Only the lines from the one containing "Give me the" through the one containing "-47, -50, -55]" belong in the answer; copy them exactly and leave out pictures.

[Dataset items]
####################

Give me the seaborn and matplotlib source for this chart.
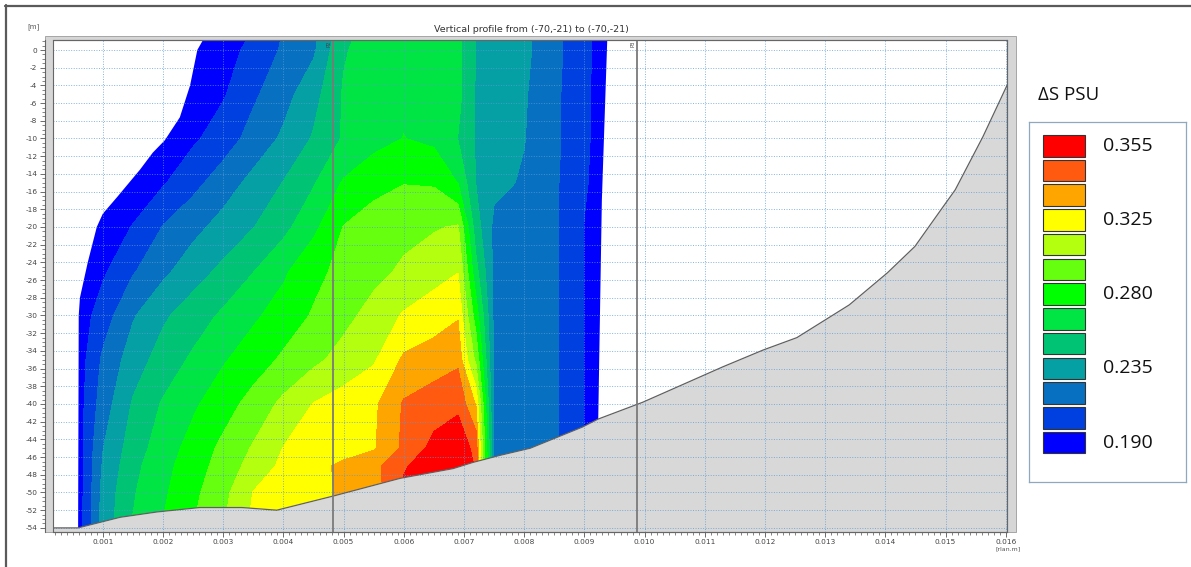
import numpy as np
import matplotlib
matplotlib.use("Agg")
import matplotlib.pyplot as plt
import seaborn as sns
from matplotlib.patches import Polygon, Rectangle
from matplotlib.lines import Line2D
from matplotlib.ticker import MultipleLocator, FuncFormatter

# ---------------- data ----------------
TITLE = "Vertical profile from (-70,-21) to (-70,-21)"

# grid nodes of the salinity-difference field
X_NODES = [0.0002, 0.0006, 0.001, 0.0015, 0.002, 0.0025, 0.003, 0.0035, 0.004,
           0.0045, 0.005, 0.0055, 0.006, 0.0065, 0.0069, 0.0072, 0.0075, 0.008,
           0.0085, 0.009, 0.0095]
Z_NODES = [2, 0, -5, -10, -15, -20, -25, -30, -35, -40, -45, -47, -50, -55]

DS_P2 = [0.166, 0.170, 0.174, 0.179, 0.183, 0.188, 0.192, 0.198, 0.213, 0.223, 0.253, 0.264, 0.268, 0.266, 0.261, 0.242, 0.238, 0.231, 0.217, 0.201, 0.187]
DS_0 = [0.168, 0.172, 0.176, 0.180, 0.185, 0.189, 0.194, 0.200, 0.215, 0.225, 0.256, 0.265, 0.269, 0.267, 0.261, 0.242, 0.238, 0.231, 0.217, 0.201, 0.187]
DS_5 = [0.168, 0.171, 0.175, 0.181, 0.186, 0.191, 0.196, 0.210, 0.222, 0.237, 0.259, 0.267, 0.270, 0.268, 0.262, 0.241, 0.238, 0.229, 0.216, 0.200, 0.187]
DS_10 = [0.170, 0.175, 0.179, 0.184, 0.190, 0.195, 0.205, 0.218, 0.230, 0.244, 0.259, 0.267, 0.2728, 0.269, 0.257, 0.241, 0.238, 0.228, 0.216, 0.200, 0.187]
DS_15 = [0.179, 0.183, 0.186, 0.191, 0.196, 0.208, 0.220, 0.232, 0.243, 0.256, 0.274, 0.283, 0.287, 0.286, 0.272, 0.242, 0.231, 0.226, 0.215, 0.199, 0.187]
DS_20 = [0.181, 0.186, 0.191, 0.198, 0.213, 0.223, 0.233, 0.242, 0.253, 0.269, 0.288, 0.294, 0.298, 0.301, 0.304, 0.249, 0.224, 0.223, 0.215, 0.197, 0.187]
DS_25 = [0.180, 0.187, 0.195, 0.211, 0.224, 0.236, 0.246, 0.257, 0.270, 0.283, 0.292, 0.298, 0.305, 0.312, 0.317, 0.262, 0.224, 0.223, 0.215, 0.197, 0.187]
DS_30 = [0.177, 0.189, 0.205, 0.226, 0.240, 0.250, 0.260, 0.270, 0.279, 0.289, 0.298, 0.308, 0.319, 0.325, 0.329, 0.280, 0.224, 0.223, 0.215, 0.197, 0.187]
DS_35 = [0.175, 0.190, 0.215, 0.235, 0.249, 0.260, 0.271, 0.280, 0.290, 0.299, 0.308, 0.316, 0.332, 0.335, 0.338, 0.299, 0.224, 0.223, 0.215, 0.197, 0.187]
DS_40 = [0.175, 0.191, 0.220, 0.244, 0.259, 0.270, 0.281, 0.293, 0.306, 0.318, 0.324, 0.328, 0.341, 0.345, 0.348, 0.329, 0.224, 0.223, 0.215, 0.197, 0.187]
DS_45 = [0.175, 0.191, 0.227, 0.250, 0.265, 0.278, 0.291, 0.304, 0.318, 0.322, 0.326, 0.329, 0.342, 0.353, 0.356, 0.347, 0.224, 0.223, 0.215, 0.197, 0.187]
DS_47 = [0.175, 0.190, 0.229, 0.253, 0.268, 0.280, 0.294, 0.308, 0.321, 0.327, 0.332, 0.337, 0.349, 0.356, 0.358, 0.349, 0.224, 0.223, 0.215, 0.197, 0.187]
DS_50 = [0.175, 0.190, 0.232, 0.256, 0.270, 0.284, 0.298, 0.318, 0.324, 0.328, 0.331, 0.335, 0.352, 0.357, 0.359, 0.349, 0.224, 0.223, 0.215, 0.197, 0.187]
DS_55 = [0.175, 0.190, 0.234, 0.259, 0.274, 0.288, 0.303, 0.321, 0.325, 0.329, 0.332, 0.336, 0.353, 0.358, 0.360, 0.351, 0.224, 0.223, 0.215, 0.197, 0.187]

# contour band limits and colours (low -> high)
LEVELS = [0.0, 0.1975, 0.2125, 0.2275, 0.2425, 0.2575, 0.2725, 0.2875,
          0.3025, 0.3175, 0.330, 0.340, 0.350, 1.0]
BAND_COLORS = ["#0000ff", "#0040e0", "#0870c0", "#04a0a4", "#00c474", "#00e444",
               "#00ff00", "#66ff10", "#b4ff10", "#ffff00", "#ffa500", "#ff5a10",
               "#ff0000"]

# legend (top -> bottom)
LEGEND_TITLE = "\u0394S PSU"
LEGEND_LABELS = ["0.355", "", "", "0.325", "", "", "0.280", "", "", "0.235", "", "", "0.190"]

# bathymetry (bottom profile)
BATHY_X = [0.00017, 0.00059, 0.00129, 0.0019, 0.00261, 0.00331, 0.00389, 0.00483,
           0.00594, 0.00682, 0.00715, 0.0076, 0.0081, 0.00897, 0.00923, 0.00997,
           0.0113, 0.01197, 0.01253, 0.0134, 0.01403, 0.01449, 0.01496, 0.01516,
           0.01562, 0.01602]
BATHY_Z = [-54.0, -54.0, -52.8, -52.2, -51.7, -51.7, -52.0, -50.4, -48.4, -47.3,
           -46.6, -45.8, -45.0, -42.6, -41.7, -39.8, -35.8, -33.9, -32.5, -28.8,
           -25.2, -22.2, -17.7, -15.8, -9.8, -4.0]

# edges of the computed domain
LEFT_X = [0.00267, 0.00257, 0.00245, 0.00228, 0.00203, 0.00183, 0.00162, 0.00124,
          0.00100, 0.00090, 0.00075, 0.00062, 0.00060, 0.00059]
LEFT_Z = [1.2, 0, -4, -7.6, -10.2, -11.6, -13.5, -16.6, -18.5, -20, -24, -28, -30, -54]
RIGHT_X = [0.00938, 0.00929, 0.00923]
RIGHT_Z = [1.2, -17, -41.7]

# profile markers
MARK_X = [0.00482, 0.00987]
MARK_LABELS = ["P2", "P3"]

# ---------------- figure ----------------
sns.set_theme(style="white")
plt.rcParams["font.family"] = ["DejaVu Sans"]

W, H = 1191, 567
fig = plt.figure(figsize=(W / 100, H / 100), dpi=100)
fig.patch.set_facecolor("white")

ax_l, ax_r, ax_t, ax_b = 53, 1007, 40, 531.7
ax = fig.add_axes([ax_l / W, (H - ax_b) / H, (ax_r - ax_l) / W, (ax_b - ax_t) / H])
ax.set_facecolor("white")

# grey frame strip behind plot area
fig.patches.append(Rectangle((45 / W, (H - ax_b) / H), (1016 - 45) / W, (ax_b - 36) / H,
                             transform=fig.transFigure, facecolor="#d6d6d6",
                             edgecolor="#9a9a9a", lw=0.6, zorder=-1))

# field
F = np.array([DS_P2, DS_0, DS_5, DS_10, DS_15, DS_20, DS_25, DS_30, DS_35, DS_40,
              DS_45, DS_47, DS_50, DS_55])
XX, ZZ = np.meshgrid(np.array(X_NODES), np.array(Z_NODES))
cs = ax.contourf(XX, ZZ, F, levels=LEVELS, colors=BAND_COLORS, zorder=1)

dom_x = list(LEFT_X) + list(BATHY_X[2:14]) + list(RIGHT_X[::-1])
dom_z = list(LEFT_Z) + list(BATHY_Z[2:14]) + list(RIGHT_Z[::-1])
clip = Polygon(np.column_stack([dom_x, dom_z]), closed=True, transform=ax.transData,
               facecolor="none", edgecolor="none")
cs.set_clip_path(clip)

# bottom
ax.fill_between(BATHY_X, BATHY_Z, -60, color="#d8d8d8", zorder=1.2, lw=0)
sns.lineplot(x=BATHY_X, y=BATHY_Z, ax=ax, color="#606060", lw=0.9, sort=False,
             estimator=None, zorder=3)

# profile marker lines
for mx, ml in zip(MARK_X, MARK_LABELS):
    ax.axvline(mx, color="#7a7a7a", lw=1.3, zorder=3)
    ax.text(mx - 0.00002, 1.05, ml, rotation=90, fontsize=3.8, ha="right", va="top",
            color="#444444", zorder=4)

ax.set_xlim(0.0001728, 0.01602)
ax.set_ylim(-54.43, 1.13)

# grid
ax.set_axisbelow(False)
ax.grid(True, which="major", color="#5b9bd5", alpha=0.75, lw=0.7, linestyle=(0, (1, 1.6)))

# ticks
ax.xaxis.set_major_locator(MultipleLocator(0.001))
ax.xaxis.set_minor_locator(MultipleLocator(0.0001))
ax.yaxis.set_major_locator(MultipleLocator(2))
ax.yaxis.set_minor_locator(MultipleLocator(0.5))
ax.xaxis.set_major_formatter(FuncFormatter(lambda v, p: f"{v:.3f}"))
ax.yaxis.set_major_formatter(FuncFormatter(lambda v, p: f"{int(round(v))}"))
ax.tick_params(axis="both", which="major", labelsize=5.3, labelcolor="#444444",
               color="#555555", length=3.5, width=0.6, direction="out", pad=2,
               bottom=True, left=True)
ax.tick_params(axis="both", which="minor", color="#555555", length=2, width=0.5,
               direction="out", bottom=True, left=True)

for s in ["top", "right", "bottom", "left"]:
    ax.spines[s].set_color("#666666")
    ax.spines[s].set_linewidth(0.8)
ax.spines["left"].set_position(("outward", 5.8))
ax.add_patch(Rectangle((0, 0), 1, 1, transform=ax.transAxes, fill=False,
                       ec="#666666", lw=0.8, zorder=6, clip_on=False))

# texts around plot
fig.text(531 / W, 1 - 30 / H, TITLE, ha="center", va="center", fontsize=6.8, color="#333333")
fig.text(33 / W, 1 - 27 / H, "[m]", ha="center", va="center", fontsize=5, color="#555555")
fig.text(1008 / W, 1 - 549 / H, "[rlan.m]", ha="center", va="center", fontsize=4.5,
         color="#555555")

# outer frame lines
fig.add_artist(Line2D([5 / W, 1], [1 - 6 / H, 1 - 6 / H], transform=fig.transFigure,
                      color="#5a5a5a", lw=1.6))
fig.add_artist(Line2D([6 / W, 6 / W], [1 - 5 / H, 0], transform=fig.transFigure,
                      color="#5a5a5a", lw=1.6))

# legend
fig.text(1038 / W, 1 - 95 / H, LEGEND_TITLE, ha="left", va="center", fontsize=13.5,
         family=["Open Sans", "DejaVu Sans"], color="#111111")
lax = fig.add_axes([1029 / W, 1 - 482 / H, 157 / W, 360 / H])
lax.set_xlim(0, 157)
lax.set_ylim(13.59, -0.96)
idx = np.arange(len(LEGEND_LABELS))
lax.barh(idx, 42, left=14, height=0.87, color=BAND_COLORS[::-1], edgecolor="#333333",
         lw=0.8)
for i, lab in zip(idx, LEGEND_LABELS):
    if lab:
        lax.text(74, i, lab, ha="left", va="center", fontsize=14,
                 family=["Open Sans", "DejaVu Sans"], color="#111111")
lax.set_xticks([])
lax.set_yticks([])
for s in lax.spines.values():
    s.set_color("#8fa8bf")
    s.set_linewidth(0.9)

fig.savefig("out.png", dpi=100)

####################

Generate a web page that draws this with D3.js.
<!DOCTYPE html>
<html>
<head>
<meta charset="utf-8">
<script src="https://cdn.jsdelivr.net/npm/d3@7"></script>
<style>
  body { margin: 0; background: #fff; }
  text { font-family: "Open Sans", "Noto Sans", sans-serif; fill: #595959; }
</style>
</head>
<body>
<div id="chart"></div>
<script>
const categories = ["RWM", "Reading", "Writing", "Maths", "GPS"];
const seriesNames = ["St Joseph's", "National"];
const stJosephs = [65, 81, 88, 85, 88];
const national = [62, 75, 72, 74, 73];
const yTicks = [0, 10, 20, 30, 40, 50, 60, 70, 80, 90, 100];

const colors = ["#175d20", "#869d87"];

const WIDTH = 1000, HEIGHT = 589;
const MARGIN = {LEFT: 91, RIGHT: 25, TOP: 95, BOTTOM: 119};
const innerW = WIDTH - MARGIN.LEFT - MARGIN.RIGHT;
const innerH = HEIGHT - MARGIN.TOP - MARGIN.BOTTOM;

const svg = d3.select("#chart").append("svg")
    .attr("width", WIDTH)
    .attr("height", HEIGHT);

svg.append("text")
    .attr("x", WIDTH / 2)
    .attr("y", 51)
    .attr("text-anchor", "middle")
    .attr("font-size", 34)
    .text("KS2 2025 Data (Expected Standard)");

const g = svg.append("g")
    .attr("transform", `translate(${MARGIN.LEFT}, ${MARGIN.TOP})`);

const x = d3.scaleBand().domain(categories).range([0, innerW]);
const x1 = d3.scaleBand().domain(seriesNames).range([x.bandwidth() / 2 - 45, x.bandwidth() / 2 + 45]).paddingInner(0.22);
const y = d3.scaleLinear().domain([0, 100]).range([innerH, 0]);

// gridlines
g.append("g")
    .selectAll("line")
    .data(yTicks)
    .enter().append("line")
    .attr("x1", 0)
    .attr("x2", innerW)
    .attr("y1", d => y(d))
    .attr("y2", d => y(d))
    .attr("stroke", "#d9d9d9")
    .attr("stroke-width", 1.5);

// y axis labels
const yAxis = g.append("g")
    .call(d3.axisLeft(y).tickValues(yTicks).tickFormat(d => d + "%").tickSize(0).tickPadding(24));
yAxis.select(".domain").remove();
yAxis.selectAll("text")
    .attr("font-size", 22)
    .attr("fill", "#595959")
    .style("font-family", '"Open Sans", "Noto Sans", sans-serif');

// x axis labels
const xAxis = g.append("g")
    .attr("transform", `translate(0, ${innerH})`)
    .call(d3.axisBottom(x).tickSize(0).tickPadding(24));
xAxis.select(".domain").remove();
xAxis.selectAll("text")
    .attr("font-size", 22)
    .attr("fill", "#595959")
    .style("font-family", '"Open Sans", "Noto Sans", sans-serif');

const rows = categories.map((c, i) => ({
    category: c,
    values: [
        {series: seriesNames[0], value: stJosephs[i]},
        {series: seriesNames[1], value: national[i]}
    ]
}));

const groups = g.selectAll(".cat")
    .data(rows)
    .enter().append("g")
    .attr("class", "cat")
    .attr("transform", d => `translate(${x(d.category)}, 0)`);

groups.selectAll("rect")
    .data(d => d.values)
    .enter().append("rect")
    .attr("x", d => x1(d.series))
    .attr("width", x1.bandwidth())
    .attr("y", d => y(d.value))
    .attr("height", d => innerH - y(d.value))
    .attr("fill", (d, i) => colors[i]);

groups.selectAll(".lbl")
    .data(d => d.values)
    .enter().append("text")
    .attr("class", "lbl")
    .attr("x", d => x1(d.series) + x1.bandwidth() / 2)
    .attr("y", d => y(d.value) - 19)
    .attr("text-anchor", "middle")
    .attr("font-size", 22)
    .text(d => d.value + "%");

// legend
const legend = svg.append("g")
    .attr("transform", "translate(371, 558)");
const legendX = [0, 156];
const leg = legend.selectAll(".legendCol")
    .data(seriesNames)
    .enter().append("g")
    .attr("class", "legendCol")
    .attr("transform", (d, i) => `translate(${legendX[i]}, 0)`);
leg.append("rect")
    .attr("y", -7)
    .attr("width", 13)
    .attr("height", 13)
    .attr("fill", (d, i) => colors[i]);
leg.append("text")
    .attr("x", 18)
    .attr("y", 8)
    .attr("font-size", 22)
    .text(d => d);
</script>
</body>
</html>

####################

• _WRITTEN SOLUTION_
Give me the seaborn and matplotlib source for this chart.
import numpy as np
import matplotlib
matplotlib.use("Agg")
import matplotlib.pyplot as plt
import seaborn as sns
from matplotlib.patches import Polygon, Rectangle
from matplotlib.lines import Line2D
from matplotlib.ticker import MultipleLocator, FuncFormatter

# ---------------- data ----------------
TITLE = "Vertical profile from (-70,-21) to (-70,-21)"

# grid nodes of the salinity-difference field
X_NODES = [0.0002, 0.0006, 0.001, 0.0015, 0.002, 0.0025, 0.003, 0.0035, 0.004,
           0.0045, 0.005, 0.0055, 0.006, 0.0065, 0.0069, 0.0072, 0.0075, 0.008,
           0.0085, 0.009, 0.0095]
Z_NODES = [2, 0, -5, -10, -15, -20, -25, -30, -35, -40, -45, -47, -50, -55]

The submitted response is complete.